When strange events begin to occur in ancient Greece, Androcles (Ettore Manni, who appeared in multiple Hercules films as different characters), the somewhat-sorta king of Thebes, decides to form an expedition to seek out the cause. However, when he can find none to aid him, save for his diminutive companion, Timoteo (Salvatore Furnari – Escape from the Bronx, Caligula), and a small crew comprised of hired thugs and thieves, he turns to his old trusted friend, Hercules, for assistance. Herc, now married and with a probably-teenaged-but-played-by-an-adult-actor son, declines as he no longer seeks action and adventure in his life. However, his son, Hylas (Luciano Marin), does, and joins Androcles’ crew… drugging up his old man and bringing him along for the trip!
Hercules soon wakes from his stupor to find himself many miles out at sea, his son hidden in the quarters below. Instead of being angry at the situation, Herc just decides to spend all of his time fishing and sleeping. That is, until the crew unsurprisingly destroys the water supply before starting a full-fledged mutiny against Androcles. With Herc’s assistance, the mutineers are defeated, but our heroes are left stranded.
Soon, a storm separates our crew, with Hercules washing up on the misty shores of a mysterious island. Here, he rescues a young woman from the clutches of a mad shape-shifting god (played by a frail old man) named Proteus. The woman, Ismene (Laura Altan), reveals herself to be the daughter of Antinea (Fay Spain – The Godfather: Part II, God’s Little Acre), Queen of Atlantis. Somehow, Herc is soon reunited with both his son and Timoteo, and the trio agree to escort the princess home.
Upon reaching Atlantis, the entire tone of the film starts to become much more dark and significantly less lighthearted. Queen Antinea reveals that she herself offered the princess to Proteus for sacrifice, hoping that Ismene’s death would prevent Atlantis’ prophesized destruction. Even more macabre, the Queen is even using the children (again mostly teens and young adults) of her country as guinea pigs in a ritual that either turns them into clone-like super soldiers or disfigured freaks, who are then tossed into a pit and used as slave labor.
With the aid of the pit dwellers, Herc and his friends must defeat the Queen and her army of albino Abe Lincoln soldiers, all while having to rescue the princess (again), as well as a brain-washed Androcles, who is held in the palace dungeons. As Atlantis does not exist in our modern world, one can safely predict how this one ends.

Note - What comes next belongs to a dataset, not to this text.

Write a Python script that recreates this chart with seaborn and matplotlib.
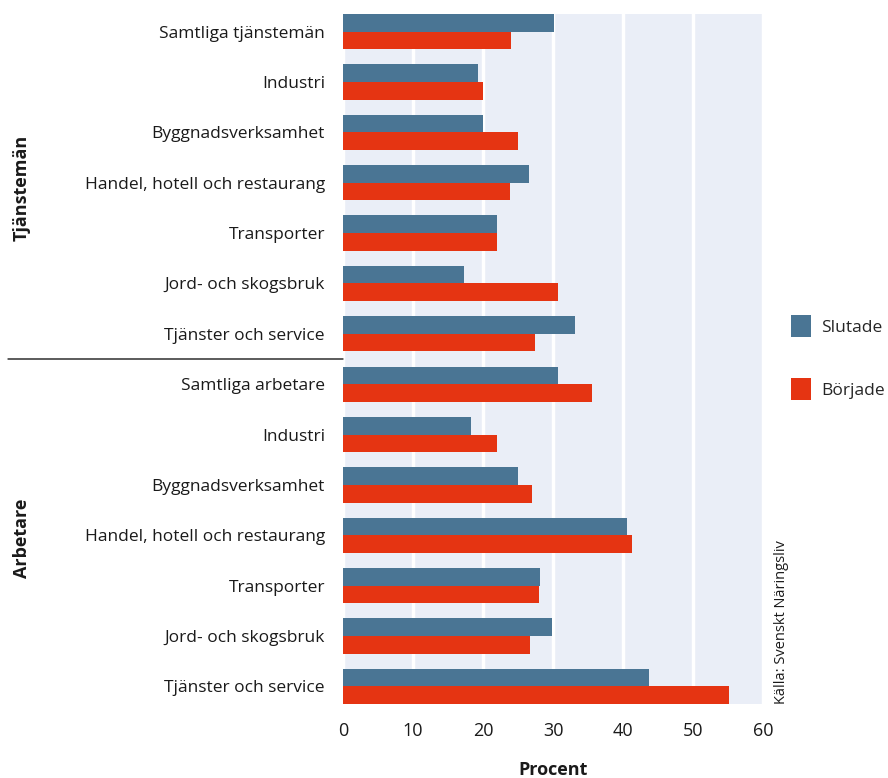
import matplotlib
matplotlib.use("Agg")
import matplotlib.pyplot as plt
import seaborn as sns
import pandas as pd

# Sectors, listed top to bottom for each employee group
sectors = [
    "Samtliga tjänstemän", "Industri", "Byggnadsverksamhet",
    "Handel, hotell och restaurang", "Transporter", "Jord- och skogsbruk",
    "Tjänster och service",
    "Samtliga arbetare", "Industri", "Byggnadsverksamhet",
    "Handel, hotell och restaurang", "Transporter", "Jord- och skogsbruk",
    "Tjänster och service",
]
groups = ["Tjänstemän", "Arbetare"]

# Share (percent) who stopped / started
slutade = [30.2, 19.3, 20.0, 26.5, 22.0, 17.3, 33.1,
           30.7, 18.3, 25.0, 40.5, 28.2, 29.9, 43.7]
borjade = [24.0, 20.0, 25.0, 23.8, 22.0, 30.7, 27.4,
           35.6, 22.0, 27.0, 41.3, 28.0, 26.7, 55.1]

series = ["Slutade", "Började"]
colors = ["#4A7594", "#E53412"]

keys = [f"{i:02d}" for i in range(len(sectors))]
df = pd.DataFrame({
    "key": keys * 2,
    "Procent": slutade + borjade,
    "serie": [series[0]] * len(keys) + [series[1]] * len(keys),
})

sns.set_theme(style="white")
plt.rcParams["font.family"] = ["Open Sans", "DejaVu Sans"]

fig = plt.figure(figsize=(8.88, 7.78), dpi=100)
ax = fig.add_axes([343 / 888, 1 - 704 / 778, 420 / 888, 690 / 778])
ax.set_facecolor("#EAEEF7")

sns.barplot(data=df, x="Procent", y="key", hue="serie", order=keys,
            hue_order=series, palette=colors, orient="h", width=0.7,
            saturation=1, ax=ax, legend=True, linewidth=0, zorder=3)

ax.set_xlim(0, 60)
ax.set_ylim(len(keys) - 1 + 0.35, -0.35)
ax.set_xticks(range(0, 61, 10))
ax.tick_params(axis="x", labelsize=13, length=0, pad=13)
ax.tick_params(axis="y", labelsize=12.5, length=0, pad=13)
ax.set_yticks(range(len(keys)))
ax.set_yticklabels(sectors)
for lab in ax.get_xticklabels() + ax.get_yticklabels():
    lab.set_color("#1a1a1a")
ax.set_ylabel("")
ax.set_xlabel("Procent", fontsize=13, fontweight="bold", labelpad=15,
              color="#1a1a1a")
ax.grid(axis="x", color="white", linewidth=2.5, zorder=1)
ax.set_axisbelow(True)
for s in ax.spines.values():
    s.set_visible(False)

# Legend to the right of the plot, with square swatches
handles, labels = ax.get_legend_handles_labels()
ax.legend(handles, labels, loc="upper left",
          bbox_to_anchor=(791 / 888, 1 - 315 / 778),
          bbox_transform=fig.transFigure, borderpad=0, borderaxespad=0,
          frameon=False, fontsize=12.5, handlelength=1.15,
          handleheight=1.6, labelspacing=2.35, handletextpad=0.6)

# Group labels and separator line
n_t = 7
ax.annotate("", xy=(0, n_t - 0.5), xycoords=("axes fraction", "data"),
            xytext=(8 / 888, n_t - 0.5),
            textcoords=("figure fraction", "data"),
            arrowprops=dict(arrowstyle="-", color="#1a1a1a", lw=1,
                            shrinkA=0, shrinkB=0))
fig.text(22 / 888, 1 - 188 / 778, groups[0], rotation=90, ha="center",
         va="center", fontsize=13, fontweight="bold", color="#1a1a1a")
fig.text(22 / 888, 1 - 538 / 778, groups[1], rotation=90, ha="center",
         va="center", fontsize=13, fontweight="bold", color="#1a1a1a")

# Source note
fig.text(781 / 888, 1 - 704 / 778, "Källa: Svenskt Näringsliv", rotation=90,
         ha="center", va="bottom", fontsize=10.5, color="#1a1a1a")

fig.savefig("out.png", dpi=100)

PICTURE/AUDIO: As the Italian Hercules adventures were released many years before I was even born, I did not get to experience them during initial theatrical runs (or, at least the ones that made it to US theaters). As such, my exposure to these films has come primarily through the low-quality prints used for those now 30-year old MST3K episodes, as well as similar quality standard definition copies found on some of those Mill Creek 50-movie DVD sets.
Compared to those releases, the new blu-ray from The Film Detective is a revelation. As one might expect, the new blu-ray restoration is quite clean and crisp, and features bright, lush colors. There are one or two “hiccups” that almost appear to be the result of missing frames. It’s noticeable, but it’s nothing that will disrupt your viewing experience. Detail is greatly improved, but the transfer retains a nice, older-film look.
SPECIAL FEATURES: The release includes a limited number of Special Features, but what is included is pretty notable. The release features a commentary track from Tim Lucas of Video Watchdog, as well as “Hercules and the Conquest of Cinema”, a highly-informative look at the history of the Italian sword and sandals era, courtesy of Daniel Griffiths of Ballyhoo Pictures.
Also included is the Hercules and the Captive Women episode of Mystery Science Theater 3000, from the show’s fourth season. While I do not feel that Captive Women is the best of the Hercules films, I also do not feel that it is the best of the MST3K “Hercules” episodes, but still provides more than enough laughs and entertainment (for those that actually enjoy the show). Also included is an interview with former MST3K writer and co-star Frank Conniff, who provides some insight into how the Hercules films were obtained for use on the show, as well as the excitement it caused for the cast and crew, who were quite familiar and fond with the films from their own youths. That said, I do believe that the interview was “recycled” from an earlier MST3K box set.
OPINION: I’ll be quite honest. I don’t have a ton of experience with the Hercules films, nor do I claim to be an avid fan. I do have some exposure to these films from their occasional playing on UHF stations on weekend afternoons during my youth, although my biggest introduction to some of these films was from their being featured on Mystery Science Theater 3000, as I’m sure is the case for many readers. As I’ve since learned in both instances, some of these films were actually re-purposed Maciste films.
While not exactly the most action-packed thrill ride of a movie, and arguably not even the most action-packed thrill ride of a Hercules movie, Hercules and the Captive Women still has plenty to offer, even if what is being offered is a little dull at times. The production itself is respectably large in scale, with multiple unique set designs (some more elaborate than others) and countless extras in shots to add a sense of scale. That said, from my perspective, the film could have used one more monster or mythological creature to help enhance the fantasy elements.
Hercules and the Captive Women, as with most Hercules or sword-and-sandals films, is clearly not going to entertain all viewers. It’s not even going to please the majority of folks who enjoy those films. That said, it’s still a decent little time killer with notable production value that is safe for the kids, although they probably wouldn’t be interested. If nothing else, it makes great background noise while working on other things. My only recommendation is to watch it during the daytime, and definitely avoid it if you aren’t all that awake. I know I fell asleep during at least a couple attempted late night viewings, although I was undeniably quite worn out.